The woman is holding a ten dollar bill, so I rang it up, extended my hand and smiled. She clutched her money to her chest.

"I'll give you the money when you give me the coffee!" she hissed at me.

"Mmm, ok. Hang on a sec, I have to go to the back and get it."

I found a bag and presented it to her.

"This is not what I want." She shoved the bag across the counter.

"Didn't you want espresso beans?" I asked.

"Yes, with the caramel."

"We don't sell espresso beans with caramel."

"But the sticker always said something about caramel. That's what I like."

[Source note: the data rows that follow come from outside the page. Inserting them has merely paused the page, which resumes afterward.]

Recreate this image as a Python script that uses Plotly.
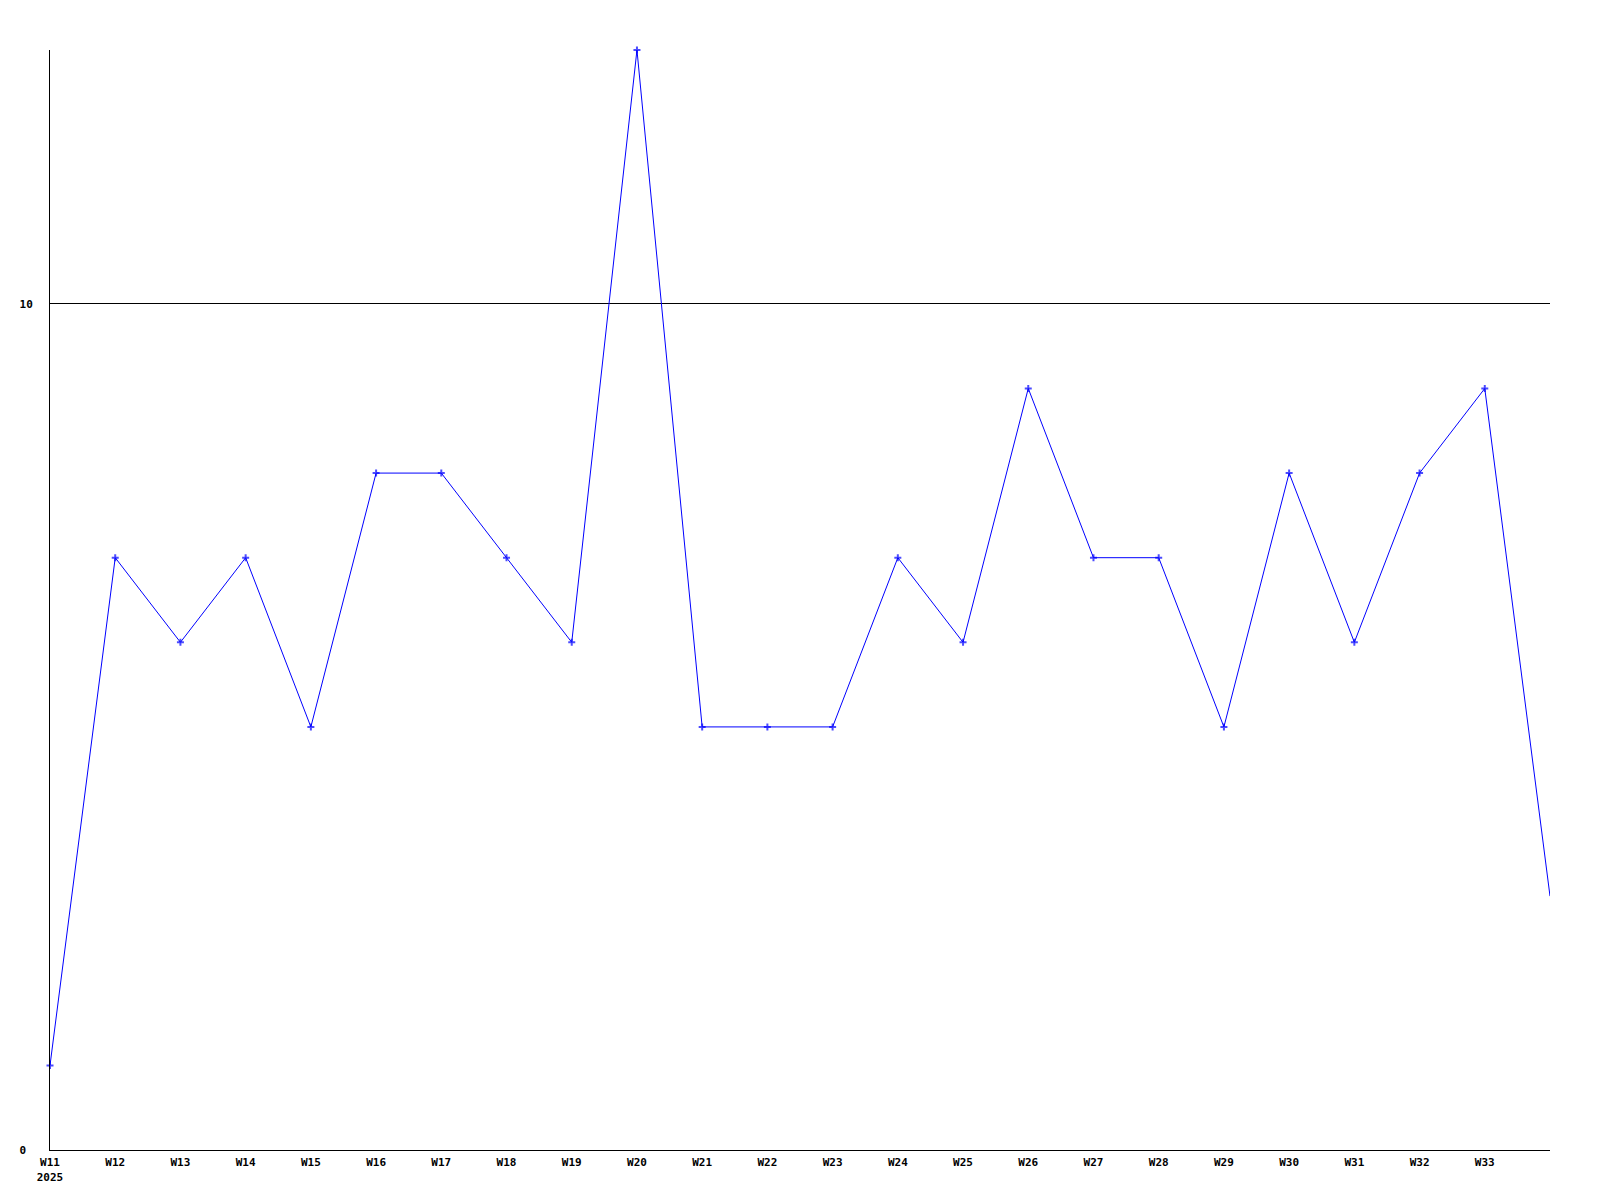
import plotly.graph_objects as go

weeks = ["W11", "W12", "W13", "W14", "W15", "W16", "W17", "W18", "W19", "W20",
         "W21", "W22", "W23", "W24", "W25", "W26", "W27", "W28", "W29", "W30",
         "W31", "W32", "W33", "W34"]
values = [1, 7, 6, 7, 5, 8, 8, 7, 6, 13, 5, 5, 5, 7, 6, 9, 7, 7, 5, 8, 6, 8, 9, 3]
year_label = "2025"
y_ticks = [0, 10]
y_tick_text = ["0\u00a0", "10"]

x = list(range(len(weeks)))
tick_text = [w + ("<br>" + year_label if i == 0 else "") for i, w in enumerate(weeks[:-1])]
marker_sizes = [5] * (len(values) - 1) + [0]

fig = go.Figure()
fig.add_trace(go.Scatter(
    x=x, y=values, mode="lines+markers",
    line=dict(color="#0000FF", width=1),
    marker=dict(symbol="cross-thin", size=marker_sizes, color="#0000FF",
                line=dict(color="#0000FF", width=2)),
    cliponaxis=False, hoverinfo="skip",
))

tf = dict(family="DejaVu Sans Mono", size=11, color="black", weight="bold")
fig.update_layout(
    width=1600, height=1200,
    margin=dict(l=42, r=58, t=42, b=58, autoexpand=False),
    plot_bgcolor="white", paper_bgcolor="white",
    showlegend=False,
    xaxis=dict(range=[0, len(weeks) - 1], tickmode="array", tickvals=x[:-1],
               ticktext=tick_text, showgrid=False, zeroline=False, automargin=False,
               showline=True, linecolor="black", linewidth=1,
               ticks="", ticklabelstandoff=2, tickfont=tf),
    yaxis=dict(range=[0, 13], tickmode="array", tickvals=y_ticks, ticktext=y_tick_text,
               showgrid=True, gridcolor="black", gridwidth=1, zeroline=False, automargin=False,
               showline=True, linecolor="black", linewidth=1,
               ticks="", ticklabelstandoff=14, tickfont=tf),
)

fig.write_html("out.html")
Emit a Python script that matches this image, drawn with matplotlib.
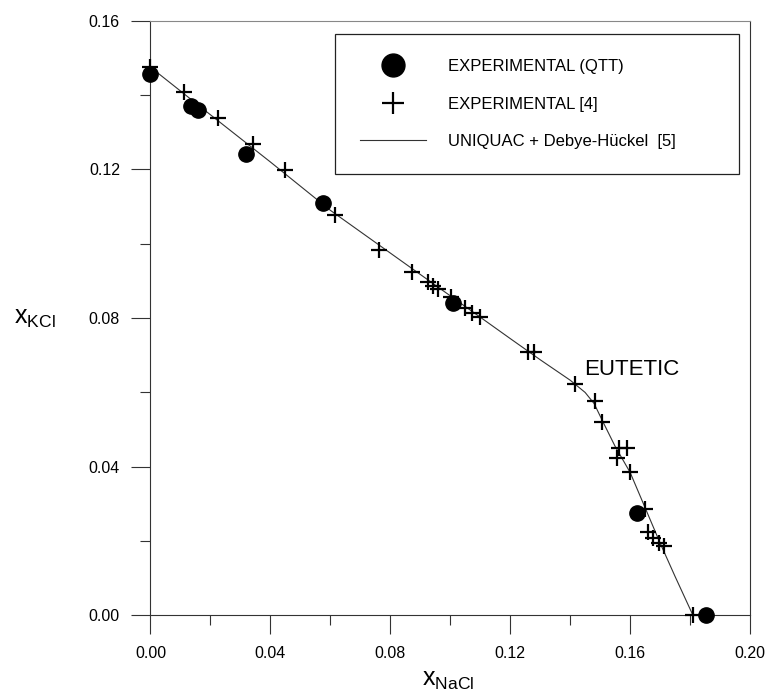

"Right. The old bags of espresso had a sticker describing the CARAMELY TASTE of espresso itself. Espresso has a taste that is described as "caramel", but there's no caramel in the beans. This new bag doesn't have that sticker on it, but it's the same thing, trust me. Here you go." I shoved the bag back across the counter.

"No, I want the caramel beans."

By this time I had another barista scrambling around looking for an old bag, and everyone else behind the counter was stifeling their laughter. An old bag was procured, and A., another barista, handed it to her.

"Thank you." She said, and gave me an icy look. "THIS is what I wanted." She marched out of the building.

I walked to the back, clamped both hands firmly over my mouth, and screamed.

"Oh stop!" said another barista, who's almost 50. "One day you'll be old."

"But not completely crazy!" I retorted.

Who lets old people out of "retirement homes" anyway?